NADJA ALICIA MILENA RAMÍREZ MUÑOZ
Los juegos del parque oxidados, los columpios depostillados, el pasto seco, la arena fija y dura porque nadie ha caminado por ahí en varios meses.
Los supermercados vacíos de risas infantiles, de niños pidiendo un dulce, de berrinches en el pasillo de juguetes, de padres consentidores acompañados de niños eufóricos.
Las escuelas solitarias, los pupitres sin grafittis, las canchas sin pelotas, los niños sin contacto.
Las madres invisibles, como siempre, caminando con temor por las calles, al borde del regaño ilógico porque el cubrebocas se deslizó del rostro de un pequeño que camina cauteloso sobre esa banqueta de asfalto que lo trata tan mal, como si el espacio no fuera suyo y no perteneciera a él de igual manera, solo por ser chiquito.

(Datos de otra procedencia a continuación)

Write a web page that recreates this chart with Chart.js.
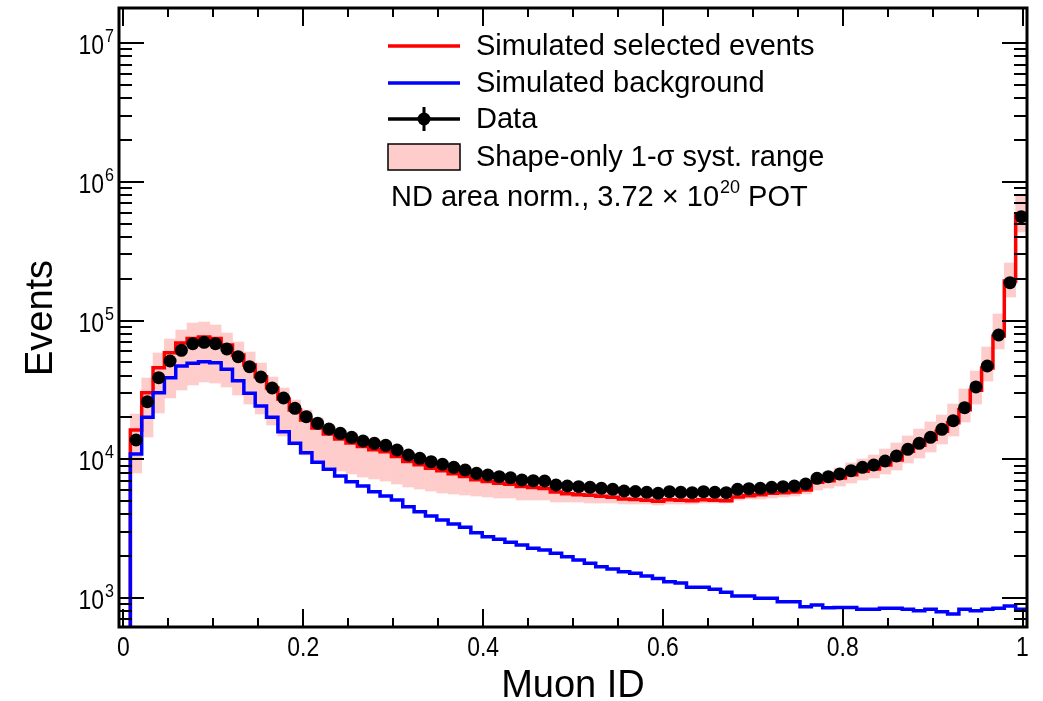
<!DOCTYPE html>
<html><head><meta charset="utf-8">
<script src="https://cdn.jsdelivr.net/npm/chart.js@4.4.1/dist/chart.umd.min.js"></script>
<style>html,body{margin:0;padding:0;background:#fff;}canvas{display:block;}</style>
</head><body>
<canvas id="c" width="1043" height="701"></canvas>
<script>
// ---- histogram definition (80 bins on Muon ID) ----
const nBins = 80, xLow = -0.005, xHigh = 1.005;

// ---- data ----
const dataEvents = [null, 13760, 25980, 38700, 51080, 60990, 68050, 69650, 68050, 62320,
  54850, 46450, 39150, 32620, 27630, 23300, 20260, 18160, 16520, 15380,
  14400, 13540, 13030, 12610, 11660, 10730, 10160, 9600, 9200, 8750,
  8365, 7920, 7700, 7485, 7360, 7090, 7005, 6970, 6520, 6415,
  6340, 6280, 6175, 6075, 5905, 5855, 5780, 5680, 5835, 5780,
  5740, 5835, 5780, 5740, 6075, 6135, 6175, 6280, 6340, 6415,
  6630, 7290, 7485, 7830, 8270, 8750, 9090, 9715, 10550, 11790,
  13030, 14400, 16440, 18960, 23530, 33220, 46990, 78640, 187300, 560000];

const simSelected = [100, 16250, 30170, 45680, 58610, 68830, 74200, 76050, 74200, 66580,
  56420, 47780, 39360, 32620, 27180, 22650, 19180, 16800, 15210, 13990,
  13100, 12360, 11700, 11320, 10460, 9634, 9120, 8620, 8255, 7855,
  7512, 7110, 6911, 6720, 6610, 6360, 6250, 6150, 5800, 5650,
  5551, 5497, 5406, 5317, 5168, 5125, 5057, 4974, 5108, 5057,
  5024, 5108, 5057, 5024, 5350, 5450, 5550, 5683, 5740, 5808,
  6004, 6822, 7005, 7326, 7737, 8185, 8503, 9090, 9877, 11410,
  12610, 13920, 15900, 18340, 22760, 31400, 45460, 77330, 192600, 585600];

const simBackground = [100, 10910, 20060, 30170, 38700, 46990, 49140, 50470, 49630, 44490,
  36830, 29870, 24200, 20060, 15800, 13030, 11150, 9506, 8464, 7573,
  6889, 6415, 5835, 5435, 5085, 4550, 4188, 3900, 3650, 3415,
  3232, 2955, 2766, 2649, 2520, 2410, 2282, 2218, 2100, 1985,
  1879, 1779, 1681, 1618, 1547, 1507, 1441, 1382, 1311, 1283,
  1194, 1194, 1155, 1099, 1034, 1034, 995, 995, 940, 940,
  865, 890, 851, 854, 854, 829, 829, 843, 843, 829,
  810, 829, 797, 767, 829, 810, 829, 843, 876, 829];

const systLow = [null, 7960, 14470, 21550, 27630, 31560, 34290, 36050, 35450, 33170,
  29050, 25010, 21190, 17660, 14710, 12670, 10730, 9555, 8794, 8230,
  7830, 7449, 7206, 6971, 6632, 6310, 6104, 5904, 5711, 5617,
  5524, 5433, 5344, 5256, 5256, 5085, 5085, 5085, 4919, 4919,
  4919, 4838, 4838, 4838, 4759, 4759, 4759, 4681, 4759, 4759,
  4759, 4838, 4838, 4838, 5085, 5170, 5170, 5256, 5344, 5433,
  5617, 6002, 6205, 6415, 6743, 7088, 7326, 7830, 8367, 9398,
  10210, 11280, 12880, 14710, 18560, 25010, 36650, 62330, 147700, 434300];

const systHigh = [null, 21190, 38510, 58310, 73560, 85420, 95930, 97540, 92800, 81260,
  69990, 59290, 49390, 39150, 32620, 26730, 22640, 19830, 17660, 16250,
  15460, 14470, 13760, 13310, 12250, 11280, 10730, 10040, 9555, 9090,
  8648, 8230, 7960, 7700, 7574, 7326, 7206, 7206, 6743, 6632,
  6522, 6415, 6310, 6205, 6104, 6002, 6002, 5904, 6002, 6002,
  6002, 6002, 6002, 6002, 6310, 6415, 6415, 6522, 6632, 6743,
  7088, 7700, 8093, 8648, 9398, 10040, 10730, 11850, 13100, 14710,
  16520, 18560, 20840, 25010, 32090, 43260, 64440, 111400, 259700, 802700];

// ---- axis ticks & texts ----
const xTickValues = [0, 0.2, 0.4, 0.6, 0.8, 1];
const xTickLabels = ['0', '0.2', '0.4', '0.6', '0.8', '1'];
const yTickExponents = [3, 4, 5, 6, 7];
const xTitle = 'Muon ID';
const yTitle = 'Events';
const legendLabels = ['Simulated selected events', 'Simulated background', 'Data', 'Shape-only 1-\u03C3 syst. range'];
const normText = ['ND area norm., 3.72 \u00D7 10', '20', ' POT'];

// ---- derived tables for the library ----
const binW = (xHigh - xLow) / nBins;
const edges = Array.from({length: nBins + 1}, (_, i) => xLow + i * binW);
const centers = edges.slice(0, -1).map(e => e + binW / 2);
function stepPoints(vals) {
  const pts = vals.map((v, i) => ({x: edges[i], y: v}));
  pts.push({x: edges[nBins], y: vals[nBins - 1]});
  return pts;
}
const dataPoints = [];
dataEvents.forEach((v, i) => { if (v !== null) dataPoints.push({x: centers[i], y: v}); });
const bandBars = [];
systLow.forEach((v, i) => { if (v !== null) bandBars.push({x: centers[i], y: [v, systHigh[i]]}); });

const FONT = '"Liberation Sans", Arial, Helvetica, sans-serif';

function scaledText(ctx, text, x, y, sx) {
  ctx.save();
  ctx.translate(x, y);
  ctx.scale(sx, 1);
  ctx.fillText(text, 0, 0);
  ctx.restore();
}

const rootStyle = {
  id: 'rootStyle',
  afterDatasetsDraw(chart) {
    const {ctx, chartArea: a, scales: {x, y}} = chart;
    ctx.save();
    const line = (x1, y1, x2, y2) => { ctx.beginPath(); ctx.moveTo(x1, y1); ctx.lineTo(x2, y2); ctx.stroke(); };
    ctx.strokeStyle = '#000';
    ctx.lineWidth = 2;
    // x ticks (major 0.2, minor 0.05) bottom and top, pointing inward
    for (let k = 0; k <= 20; k++) {
      const v = k * 0.05;
      const px = Math.round(x.getPixelForValue(v));
      const L = (k % 4 === 0) ? 18 : 9;
      line(px, a.bottom, px, a.bottom - L);
      line(px, a.top, px, a.top + L);
    }
    // y ticks (log) left and right
    for (let e = 2; e <= 7; e++) {
      for (let m = 1; m <= 9; m++) {
        const v = m * Math.pow(10, e);
        if (v < y.min || v > y.max) continue;
        const py = Math.round(y.getPixelForValue(v));
        const L = m === 1 ? 25 : 13;
        line(a.left, py, a.left + L, py);
        line(a.right, py, a.right - L, py);
      }
    }
    // frame
    ctx.lineWidth = 3;
    ctx.strokeRect(a.left, a.top, a.right - a.left, a.bottom - a.top);

    ctx.fillStyle = '#000';
    ctx.textBaseline = 'alphabetic';
    // x tick labels (narrow, tall digits)
    const sxT = 0.85;
    ctx.font = '27px ' + FONT;
    ctx.textAlign = 'left';
    xTickValues.forEach((v, i) => {
      const w = ctx.measureText(xTickLabels[i]).width * sxT;
      scaledText(ctx, xTickLabels[i], x.getPixelForValue(v) - w / 2, a.bottom + 29, sxT);
    });
    // y tick labels 10^n
    yTickExponents.forEach(n => {
      const py = y.getPixelForValue(Math.pow(10, n));
      ctx.font = '19px ' + FONT;
      const ew = ctx.measureText(String(n)).width * sxT;
      scaledText(ctx, String(n), 114 - ew, py - 1, sxT);
      ctx.font = '27px ' + FONT;
      const tw = ctx.measureText('10').width * sxT;
      scaledText(ctx, '10', 114 - ew - 1 - tw, py + 11, sxT);
    });
    // axis titles
    ctx.font = '38px ' + FONT;
    ctx.textAlign = 'center';
    ctx.fillText(xTitle, (a.left + a.right) / 2, 697);
    ctx.save();
    ctx.translate(52, 318);
    ctx.rotate(-Math.PI / 2);
    ctx.fillText(yTitle, 0, 0);
    ctx.restore();

    // legend
    const lx1 = 388, lx2 = 460, tx = 476;
    const rows = [46, 83, 119, 157];
    ctx.lineWidth = 3.5;
    ctx.strokeStyle = '#ff0000'; line(lx1, rows[0], lx2, rows[0]);
    ctx.strokeStyle = '#0000ff'; line(lx1, rows[1], lx2, rows[1]);
    ctx.strokeStyle = '#000000'; line(lx1, rows[2], lx2, rows[2]);
    ctx.lineWidth = 3;
    line((lx1 + lx2) / 2, rows[2] - 12, (lx1 + lx2) / 2, rows[2] + 12);
    ctx.beginPath(); ctx.arc((lx1 + lx2) / 2, rows[2], 6.5, 0, Math.PI * 2); ctx.fill();
    ctx.fillStyle = '#ffcccc';
    ctx.fillRect(lx1, rows[3] - 13, lx2 - lx1, 26);
    ctx.lineWidth = 1.5; ctx.strokeStyle = '#000';
    ctx.strokeRect(lx1, rows[3] - 13, lx2 - lx1, 26);
    ctx.fillStyle = '#000';
    ctx.font = '29px ' + FONT;
    ctx.textAlign = 'left';
    ctx.textBaseline = 'middle';
    legendLabels.forEach((t, i) => ctx.fillText(t, tx, rows[i] + 1));
    // normalisation text with superscript
    ctx.textBaseline = 'alphabetic';
    let nx = 391;
    ctx.font = '29px ' + FONT;
    ctx.fillText(normText[0], nx, 206); nx += ctx.measureText(normText[0]).width;
    ctx.font = '18px ' + FONT;
    ctx.fillText(normText[1], nx + 1, 193); nx += ctx.measureText(normText[1]).width + 1;
    ctx.font = '29px ' + FONT;
    ctx.fillText(normText[2], nx, 206);
    ctx.restore();
  }
};

new Chart(document.getElementById('c'), {
  type: 'line',
  data: {
    datasets: [
      {type: 'scatter', label: legendLabels[2], data: dataPoints, order: 1,
       pointRadius: 6.5, pointBackgroundColor: '#000', pointBorderColor: '#000', pointBorderWidth: 0, showLine: false},
      {type: 'line', label: legendLabels[1], data: stepPoints(simBackground), order: 2, stepped: 'before',
       borderColor: '#0000ff', borderWidth: 3.5, pointRadius: 0, fill: false, borderJoinStyle: 'miter'},
      {type: 'line', label: legendLabels[0], data: stepPoints(simSelected), order: 3, stepped: 'before',
       borderColor: '#ff0000', borderWidth: 3.5, pointRadius: 0, fill: false, borderJoinStyle: 'miter'},
      {type: 'bar', label: legendLabels[3], data: bandBars, order: 4,
       backgroundColor: '#ffcccc', borderWidth: 0, barPercentage: 1, categoryPercentage: 1, grouped: false}
    ]
  },
  options: {
    responsive: false,
    animation: false,
    events: [],
    devicePixelRatio: 1,
    layout: {padding: {left: 119, top: 8, right: 16, bottom: 74}},
    plugins: {legend: {display: false}, tooltip: {enabled: false}},
    scales: {
      x: {type: 'linear', min: xLow, max: xHigh, bounds: 'data', offset: false, display: false,
          afterBuildTicks: s => { s.ticks = xTickValues.map(v => ({value: v})); }},
      y: {type: 'logarithmic', min: 618, max: 1.788e7, bounds: 'data', display: false}
    }
  },
  plugins: [rootStyle]
});
</script>
</body></html>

Las madres con el hijo a cuestas en el rebozo, entrando furtivas a la tienda, como contrabandistas o delincuentes; cubriendo al bebé con una cobija para que no lo vean y poder comprar víveres después del trabajo que tienen suerte de conservar todavía.
La gente que observa, pero no ayuda, que expulsa a las madres de todos los espacios posibles “por seguridad”; como si llevar a la cría fuera un crimen, como si la sensación de no ser bienvenidos no afectara a esos niños, que ahora son conscientes de lo inconvenientes que son.
Estoy cansada que las leyes y normas de sanidad no contemplen estrategias válidas para las madres que crían en autonomía, para las madres que sí o sí deben llevar a los niños a comprar víveres; estoy cansada de la nostalgia de mis hijos al ver los jueguitos vacíos; harta de las leyes que legislan para abrir bares, pero no plantean estrategias para abrir espacios para la infancia.
Estoy cansada de que la pandemia de madres invisibles haya alcanzado a nuestros niños y nos haya despojado de los pocos espacios que aún podíamos ocupar.
Agotada de que mis hijos sean segregados “por su bien” de lugares que con mínimas medidas podrían estar funcionando en beneficio de su salud emocional, su esparcimiento y las madres que están gastadas de tanta prohibición y de tanta dificultad para accesar a los productos básicos para la sobrevivencia.
Estoy cansada que me digan inconsciente por decir que no es justo para mis hijos estar encerrados, mientras los adultos disfrutan del privilegio de la inconsciencia solo porque sí, porque pueden, porque ya son “ciudadanos” válidos y generadores de riqueza, miembros activos y útiles para el sistema.
Diré en voz alta que el manejo de la pandemia para las madres y las infancias ha sido un asco, por no decir la palabra que desearía realmente usar.
Diré también que la infancia y las maternidades se merecen más y no la orden que se nos dio de desaparecer y resistir, mientras nos lo ponen cada día más difícil, con esta política niñófoba que cosechará en años futuros, adultos marcados con las huellas pandémicas de la soledad, la discriminación y la invisibilidad con la que se les trató durante meses sin tomar en cuenta todas las otras opciones posibles.